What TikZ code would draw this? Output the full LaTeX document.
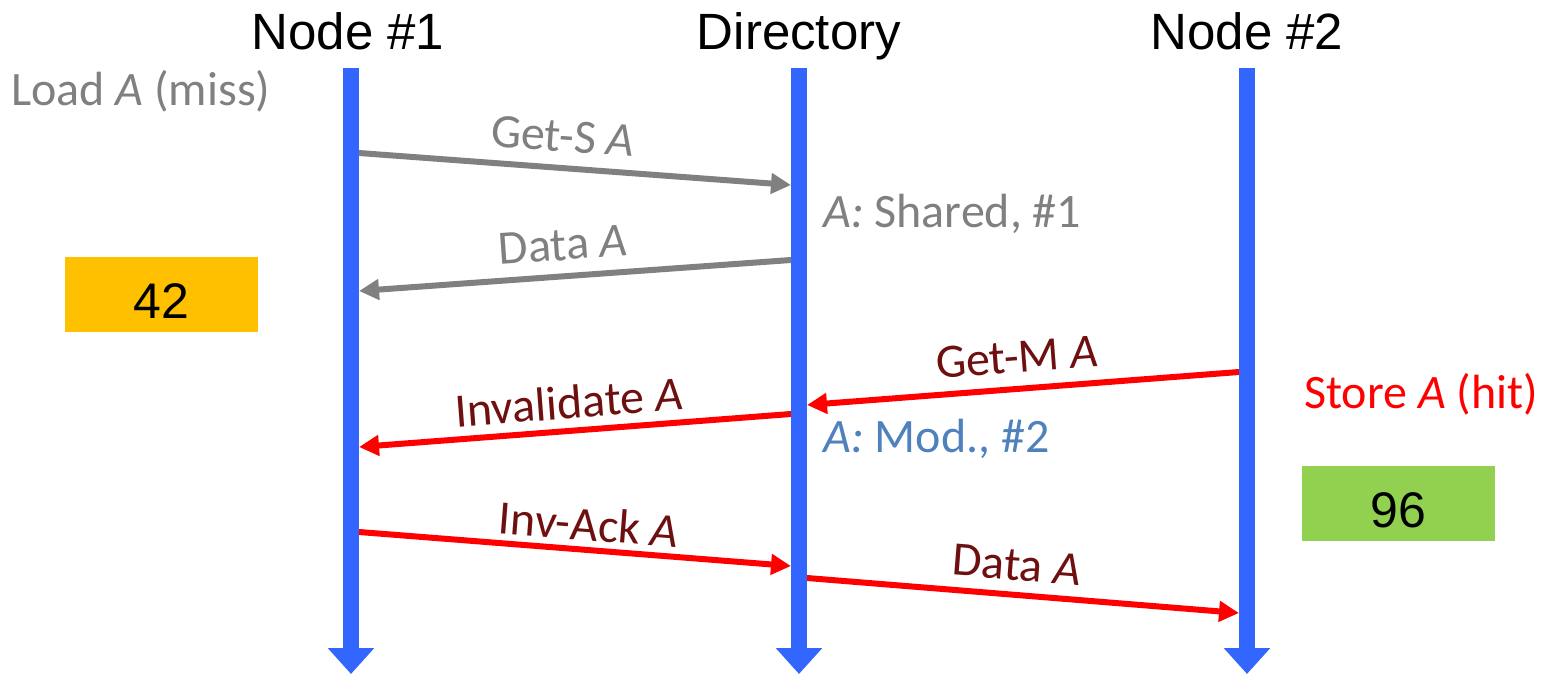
\documentclass[tikz,border=0pt]{standalone}
\usepackage{fontspec}
\setmainfont{Carlito}
\newfontfamily\hv{Liberation Sans}
\usetikzlibrary{arrows.meta}
\definecolor{lifeblue}{RGB}{51,102,255}
\definecolor{msggray}{RGB}{128,128,128}
\definecolor{msgred}{RGB}{255,0,0}
\definecolor{lbldark}{RGB}{110,16,16}
\definecolor{modblue}{RGB}{79,129,189}
\definecolor{boxorange}{RGB}{255,192,0}
\definecolor{boxgreen}{RGB}{146,208,80}
\tikzset{
  lifeline/.style={draw=lifeblue, line width=16pt, -{Triangle[length=26pt,width=45pt]}},
  title/.style={anchor=base, inner sep=0pt, font=\hv\fontsize{51}{60}\selectfont},
  cal/.style={inner sep=0pt, font=\fontsize{48}{56}\selectfont},
  graymsg/.style={draw=msggray, line width=6pt, -{Triangle[length=20pt,width=20pt]}},
  redmsg/.style={draw=msgred, line width=6pt, -{Triangle[length=20pt,width=20pt]}},
  graylbl/.style={cal, text=msggray},
  redlbl/.style={cal, text=lbldark},
  valbox/.style={minimum width=193pt, minimum height=75pt, inner sep=0pt},
  valtext/.style={anchor=base, inner sep=0pt, font=\hv\fontsize{50}{60}\selectfont}
}
\begin{document}
\begin{tikzpicture}[x=1pt,y=-1pt]
\useasboundingbox (0,0) rectangle (1548,674);
% lifelines
\coordinate (n1top) at (351,68);
\coordinate (n1bot) at (351,674);
\coordinate (dtop) at (799,68);
\coordinate (dbot) at (799,674);
\coordinate (n2top) at (1247,68);
\coordinate (n2bot) at (1247,674);
\draw[lifeline] (n1top) -- (n1bot);
\draw[lifeline] (dtop) -- (dbot);
\draw[lifeline] (n2top) -- (n2bot);
% titles
\node[title] (t1) at (348,50) {Node \#1};
\node[title] (t2) at (799,50) {Directory};
\node[title] (t3) at (1247,50) {Node \#2};
% side notes
\node[graylbl, anchor=base west] (load) at (11,106) {Load \textit{A} (miss)};
\node[graylbl, anchor=base west] (shared) at (823,227) {\textit{A:} Shared, \#1};
\node[cal, text=modblue, anchor=base west] (mod) at (823,452) {\textit{A:} Mod., \#2};
\node[cal, text=msgred, anchor=base west] (store) at (1304,408) {Store \textit{A} (hit)};
% value boxes
\node[valbox, fill=boxorange] (v42) at (161.5,294.5) {};
\node[valtext] (v42t) at (161.5,318) {42};
\node[valbox, fill=boxgreen] (v96) at (1398.5,503.5) {};
\node[valtext] (v96t) at (1398.5,527) {96};
% message endpoints
\coordinate (a1s) at (359,153);
\coordinate (a1e) at (791,185);
\coordinate (a2s) at (791,260);
\coordinate (a2e) at (359,291);
\coordinate (a3s) at (1239,372);
\coordinate (a3e) at (807,405);
\coordinate (a4s) at (791,414);
\coordinate (a4e) at (359,447);
\coordinate (a5s) at (359,532);
\coordinate (a5e) at (791,566);
\coordinate (a6s) at (807,578);
\coordinate (a6e) at (1239,613);
\draw[graymsg] (a1s) -- (a1e);
\draw[graymsg] (a2s) -- (a2e);
\draw[redmsg] (a3s) -- (a3e);
\draw[redmsg] (a4s) -- (a4e);
\draw[redmsg] (a5s) -- (a5e);
\draw[redmsg] (a6s) -- (a6e);
% message labels
\node[graylbl, rotate=-4.2] (l1) at (563,136) {Get-S \textit{A}};
\node[graylbl, rotate=4.1] (l2) at (563,245) {Data \textit{A}};
\node[redlbl, rotate=4.4] (l3) at (1017,357) {Get-M \textit{A}};
\node[redlbl, rotate=4.4] (l4) at (569,402) {Invalidate \textit{A}};
\node[redlbl, rotate=-4.5] (l5) at (589,524) {Inv-Ack \textit{A}};
\node[redlbl, rotate=-4.6] (l6) at (1017,565) {Data \textit{A}};
\end{tikzpicture}
\end{document}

★ ★ ★ ★ ★

Requirement — Print the complete listing exactly as it stands, without its pictures.

Final result —
What TikZ code would draw this? Output the full LaTeX document.
\documentclass[tikz,border=0pt]{standalone}
\usepackage{fontspec}
\setmainfont{Carlito}
\newfontfamily\hv{Liberation Sans}
\usetikzlibrary{arrows.meta}
\definecolor{lifeblue}{RGB}{51,102,255}
\definecolor{msggray}{RGB}{128,128,128}
\definecolor{msgred}{RGB}{255,0,0}
\definecolor{lbldark}{RGB}{110,16,16}
\definecolor{modblue}{RGB}{79,129,189}
\definecolor{boxorange}{RGB}{255,192,0}
\definecolor{boxgreen}{RGB}{146,208,80}
\tikzset{
  lifeline/.style={draw=lifeblue, line width=16pt, -{Triangle[length=26pt,width=45pt]}},
  title/.style={anchor=base, inner sep=0pt, font=\hv\fontsize{51}{60}\selectfont},
  cal/.style={inner sep=0pt, font=\fontsize{48}{56}\selectfont},
  graymsg/.style={draw=msggray, line width=6pt, -{Triangle[length=20pt,width=20pt]}},
  redmsg/.style={draw=msgred, line width=6pt, -{Triangle[length=20pt,width=20pt]}},
  graylbl/.style={cal, text=msggray},
  redlbl/.style={cal, text=lbldark},
  valbox/.style={minimum width=193pt, minimum height=75pt, inner sep=0pt},
  valtext/.style={anchor=base, inner sep=0pt, font=\hv\fontsize{50}{60}\selectfont}
}
\begin{document}
\begin{tikzpicture}[x=1pt,y=-1pt]
\useasboundingbox (0,0) rectangle (1548,674);
% lifelines
\coordinate (n1top) at (351,68);
\coordinate (n1bot) at (351,674);
\coordinate (dtop) at (799,68);
\coordinate (dbot) at (799,674);
\coordinate (n2top) at (1247,68);
\coordinate (n2bot) at (1247,674);
\draw[lifeline] (n1top) -- (n1bot);
\draw[lifeline] (dtop) -- (dbot);
\draw[lifeline] (n2top) -- (n2bot);
% titles
\node[title] (t1) at (348,50) {Node \#1};
\node[title] (t2) at (799,50) {Directory};
\node[title] (t3) at (1247,50) {Node \#2};
% side notes
\node[graylbl, anchor=base west] (load) at (11,106) {Load \textit{A} (miss)};
\node[graylbl, anchor=base west] (shared) at (823,227) {\textit{A:} Shared, \#1};
\node[cal, text=modblue, anchor=base west] (mod) at (823,452) {\textit{A:} Mod., \#2};
\node[cal, text=msgred, anchor=base west] (store) at (1304,408) {Store \textit{A} (hit)};
% value boxes
\node[valbox, fill=boxorange] (v42) at (161.5,294.5) {};
\node[valtext] (v42t) at (161.5,318) {42};
\node[valbox, fill=boxgreen] (v96) at (1398.5,503.5) {};
\node[valtext] (v96t) at (1398.5,527) {96};
% message endpoints
\coordinate (a1s) at (359,153);
\coordinate (a1e) at (791,185);
\coordinate (a2s) at (791,260);
\coordinate (a2e) at (359,291);
\coordinate (a3s) at (1239,372);
\coordinate (a3e) at (807,405);
\coordinate (a4s) at (791,414);
\coordinate (a4e) at (359,447);
\coordinate (a5s) at (359,532);
\coordinate (a5e) at (791,566);
\coordinate (a6s) at (807,578);
\coordinate (a6e) at (1239,613);
\draw[graymsg] (a1s) -- (a1e);
\draw[graymsg] (a2s) -- (a2e);
\draw[redmsg] (a3s) -- (a3e);
\draw[redmsg] (a4s) -- (a4e);
\draw[redmsg] (a5s) -- (a5e);
\draw[redmsg] (a6s) -- (a6e);
% message labels
\node[graylbl, rotate=-4.2] (l1) at (563,136) {Get-S \textit{A}};
\node[graylbl, rotate=4.1] (l2) at (563,245) {Data \textit{A}};
\node[redlbl, rotate=4.4] (l3) at (1017,357) {Get-M \textit{A}};
\node[redlbl, rotate=4.4] (l4) at (569,402) {Invalidate \textit{A}};
\node[redlbl, rotate=-4.5] (l5) at (589,524) {Inv-Ack \textit{A}};
\node[redlbl, rotate=-4.6] (l6) at (1017,565) {Data \textit{A}};
\end{tikzpicture}
\end{document}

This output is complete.